(Given data)
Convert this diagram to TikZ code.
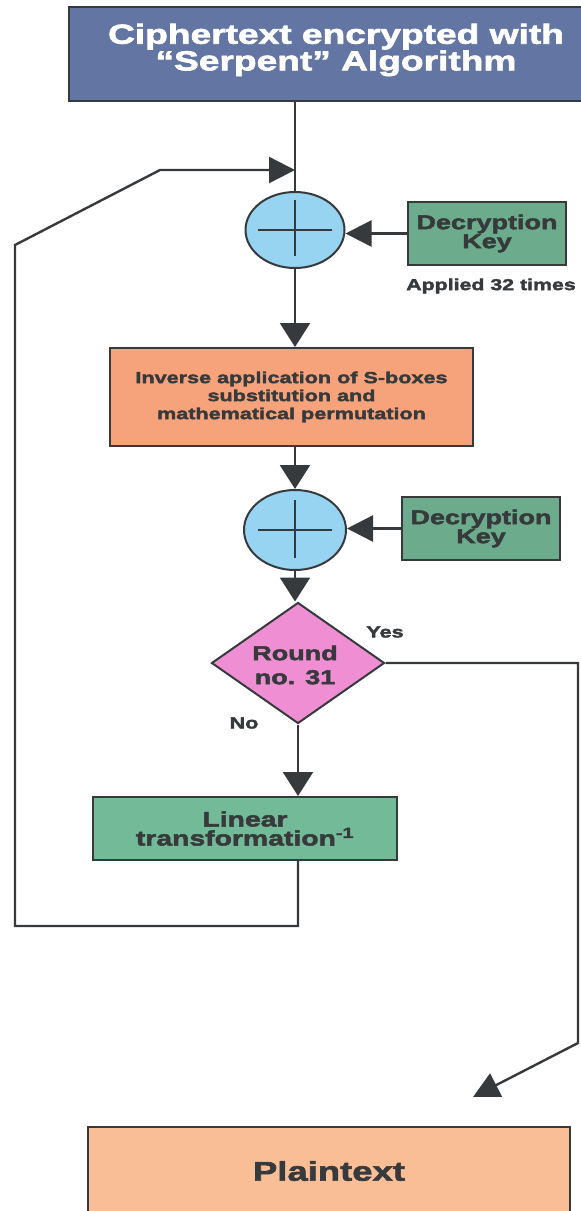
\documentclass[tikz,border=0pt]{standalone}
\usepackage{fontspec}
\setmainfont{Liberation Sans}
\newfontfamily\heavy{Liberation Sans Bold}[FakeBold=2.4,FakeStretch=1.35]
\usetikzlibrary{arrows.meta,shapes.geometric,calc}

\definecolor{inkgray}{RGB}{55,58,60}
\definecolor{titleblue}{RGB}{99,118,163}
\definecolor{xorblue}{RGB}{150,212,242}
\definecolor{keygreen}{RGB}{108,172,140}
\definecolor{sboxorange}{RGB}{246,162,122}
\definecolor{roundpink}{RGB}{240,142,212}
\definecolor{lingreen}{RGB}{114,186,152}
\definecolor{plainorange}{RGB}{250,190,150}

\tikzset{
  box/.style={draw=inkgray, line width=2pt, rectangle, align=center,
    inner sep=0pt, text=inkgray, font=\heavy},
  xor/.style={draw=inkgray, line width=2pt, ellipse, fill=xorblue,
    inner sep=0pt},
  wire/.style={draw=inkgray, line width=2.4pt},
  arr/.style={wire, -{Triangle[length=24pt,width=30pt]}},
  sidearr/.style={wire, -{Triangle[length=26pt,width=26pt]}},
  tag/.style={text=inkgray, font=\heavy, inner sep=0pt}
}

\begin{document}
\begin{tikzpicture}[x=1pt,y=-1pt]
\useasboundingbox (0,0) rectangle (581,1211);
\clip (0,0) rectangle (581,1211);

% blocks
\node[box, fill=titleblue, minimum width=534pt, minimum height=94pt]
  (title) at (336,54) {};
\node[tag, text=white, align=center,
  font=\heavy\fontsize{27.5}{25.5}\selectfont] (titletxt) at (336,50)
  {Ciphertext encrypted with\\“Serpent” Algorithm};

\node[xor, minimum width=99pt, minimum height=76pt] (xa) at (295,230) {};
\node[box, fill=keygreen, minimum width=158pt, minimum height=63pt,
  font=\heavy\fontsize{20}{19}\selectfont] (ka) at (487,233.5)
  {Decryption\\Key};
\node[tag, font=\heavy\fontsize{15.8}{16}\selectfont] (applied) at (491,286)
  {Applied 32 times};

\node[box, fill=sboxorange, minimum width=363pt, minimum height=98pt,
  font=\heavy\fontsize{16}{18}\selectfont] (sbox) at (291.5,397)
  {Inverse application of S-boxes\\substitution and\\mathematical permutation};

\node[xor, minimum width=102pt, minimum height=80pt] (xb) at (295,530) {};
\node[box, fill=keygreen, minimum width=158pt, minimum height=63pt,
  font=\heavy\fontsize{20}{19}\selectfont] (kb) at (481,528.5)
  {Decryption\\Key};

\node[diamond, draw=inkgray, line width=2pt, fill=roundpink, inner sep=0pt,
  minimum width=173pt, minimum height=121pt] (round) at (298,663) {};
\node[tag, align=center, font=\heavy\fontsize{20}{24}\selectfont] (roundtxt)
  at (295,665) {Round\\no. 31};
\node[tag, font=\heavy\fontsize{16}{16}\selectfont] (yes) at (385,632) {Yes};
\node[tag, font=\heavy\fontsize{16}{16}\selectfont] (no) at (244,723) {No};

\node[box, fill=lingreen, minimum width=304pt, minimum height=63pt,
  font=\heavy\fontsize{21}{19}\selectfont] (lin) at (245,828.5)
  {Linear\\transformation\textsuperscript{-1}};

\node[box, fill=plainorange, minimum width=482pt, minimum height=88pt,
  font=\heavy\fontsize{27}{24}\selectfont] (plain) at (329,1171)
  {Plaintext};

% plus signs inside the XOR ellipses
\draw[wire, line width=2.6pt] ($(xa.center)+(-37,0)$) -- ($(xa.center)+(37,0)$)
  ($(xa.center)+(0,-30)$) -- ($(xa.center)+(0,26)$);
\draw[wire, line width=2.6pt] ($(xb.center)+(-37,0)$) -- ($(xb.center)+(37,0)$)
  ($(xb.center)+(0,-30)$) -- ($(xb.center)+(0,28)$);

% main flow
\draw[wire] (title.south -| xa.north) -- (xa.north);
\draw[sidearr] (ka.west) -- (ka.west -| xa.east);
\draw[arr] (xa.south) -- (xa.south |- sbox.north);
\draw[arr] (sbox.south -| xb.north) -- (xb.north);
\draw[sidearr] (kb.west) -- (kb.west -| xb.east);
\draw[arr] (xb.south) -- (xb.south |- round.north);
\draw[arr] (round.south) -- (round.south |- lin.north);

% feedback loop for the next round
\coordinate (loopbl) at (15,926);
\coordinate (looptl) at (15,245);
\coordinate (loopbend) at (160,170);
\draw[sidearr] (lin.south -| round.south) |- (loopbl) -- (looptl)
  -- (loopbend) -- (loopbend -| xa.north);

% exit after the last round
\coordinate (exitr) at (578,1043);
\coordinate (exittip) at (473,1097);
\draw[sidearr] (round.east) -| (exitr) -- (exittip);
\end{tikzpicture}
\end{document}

(Exercise task)
Without the pictures, repeat the listing above exactly.

(Exercise result)
Convert this diagram to TikZ code.
\documentclass[tikz,border=0pt]{standalone}
\usepackage{fontspec}
\setmainfont{Liberation Sans}
\newfontfamily\heavy{Liberation Sans Bold}[FakeBold=2.4,FakeStretch=1.35]
\usetikzlibrary{arrows.meta,shapes.geometric,calc}

\definecolor{inkgray}{RGB}{55,58,60}
\definecolor{titleblue}{RGB}{99,118,163}
\definecolor{xorblue}{RGB}{150,212,242}
\definecolor{keygreen}{RGB}{108,172,140}
\definecolor{sboxorange}{RGB}{246,162,122}
\definecolor{roundpink}{RGB}{240,142,212}
\definecolor{lingreen}{RGB}{114,186,152}
\definecolor{plainorange}{RGB}{250,190,150}

\tikzset{
  box/.style={draw=inkgray, line width=2pt, rectangle, align=center,
    inner sep=0pt, text=inkgray, font=\heavy},
  xor/.style={draw=inkgray, line width=2pt, ellipse, fill=xorblue,
    inner sep=0pt},
  wire/.style={draw=inkgray, line width=2.4pt},
  arr/.style={wire, -{Triangle[length=24pt,width=30pt]}},
  sidearr/.style={wire, -{Triangle[length=26pt,width=26pt]}},
  tag/.style={text=inkgray, font=\heavy, inner sep=0pt}
}

\begin{document}
\begin{tikzpicture}[x=1pt,y=-1pt]
\useasboundingbox (0,0) rectangle (581,1211);
\clip (0,0) rectangle (581,1211);

% blocks
\node[box, fill=titleblue, minimum width=534pt, minimum height=94pt]
  (title) at (336,54) {};
\node[tag, text=white, align=center,
  font=\heavy\fontsize{27.5}{25.5}\selectfont] (titletxt) at (336,50)
  {Ciphertext encrypted with\\“Serpent” Algorithm};

\node[xor, minimum width=99pt, minimum height=76pt] (xa) at (295,230) {};
\node[box, fill=keygreen, minimum width=158pt, minimum height=63pt,
  font=\heavy\fontsize{20}{19}\selectfont] (ka) at (487,233.5)
  {Decryption\\Key};
\node[tag, font=\heavy\fontsize{15.8}{16}\selectfont] (applied) at (491,286)
  {Applied 32 times};

\node[box, fill=sboxorange, minimum width=363pt, minimum height=98pt,
  font=\heavy\fontsize{16}{18}\selectfont] (sbox) at (291.5,397)
  {Inverse application of S-boxes\\substitution and\\mathematical permutation};

\node[xor, minimum width=102pt, minimum height=80pt] (xb) at (295,530) {};
\node[box, fill=keygreen, minimum width=158pt, minimum height=63pt,
  font=\heavy\fontsize{20}{19}\selectfont] (kb) at (481,528.5)
  {Decryption\\Key};

\node[diamond, draw=inkgray, line width=2pt, fill=roundpink, inner sep=0pt,
  minimum width=173pt, minimum height=121pt] (round) at (298,663) {};
\node[tag, align=center, font=\heavy\fontsize{20}{24}\selectfont] (roundtxt)
  at (295,665) {Round\\no. 31};
\node[tag, font=\heavy\fontsize{16}{16}\selectfont] (yes) at (385,632) {Yes};
\node[tag, font=\heavy\fontsize{16}{16}\selectfont] (no) at (244,723) {No};

\node[box, fill=lingreen, minimum width=304pt, minimum height=63pt,
  font=\heavy\fontsize{21}{19}\selectfont] (lin) at (245,828.5)
  {Linear\\transformation\textsuperscript{-1}};

\node[box, fill=plainorange, minimum width=482pt, minimum height=88pt,
  font=\heavy\fontsize{27}{24}\selectfont] (plain) at (329,1171)
  {Plaintext};

% plus signs inside the XOR ellipses
\draw[wire, line width=2.6pt] ($(xa.center)+(-37,0)$) -- ($(xa.center)+(37,0)$)
  ($(xa.center)+(0,-30)$) -- ($(xa.center)+(0,26)$);
\draw[wire, line width=2.6pt] ($(xb.center)+(-37,0)$) -- ($(xb.center)+(37,0)$)
  ($(xb.center)+(0,-30)$) -- ($(xb.center)+(0,28)$);

% main flow
\draw[wire] (title.south -| xa.north) -- (xa.north);
\draw[sidearr] (ka.west) -- (ka.west -| xa.east);
\draw[arr] (xa.south) -- (xa.south |- sbox.north);
\draw[arr] (sbox.south -| xb.north) -- (xb.north);
\draw[sidearr] (kb.west) -- (kb.west -| xb.east);
\draw[arr] (xb.south) -- (xb.south |- round.north);
\draw[arr] (round.south) -- (round.south |- lin.north);

% feedback loop for the next round
\coordinate (loopbl) at (15,926);
\coordinate (looptl) at (15,245);
\coordinate (loopbend) at (160,170);
\draw[sidearr] (lin.south -| round.south) |- (loopbl) -- (looptl)
  -- (loopbend) -- (loopbend -| xa.north);

% exit after the last round
\coordinate (exitr) at (578,1043);
\coordinate (exittip) at (473,1097);
\draw[sidearr] (round.east) -| (exitr) -- (exittip);
\end{tikzpicture}
\end{document}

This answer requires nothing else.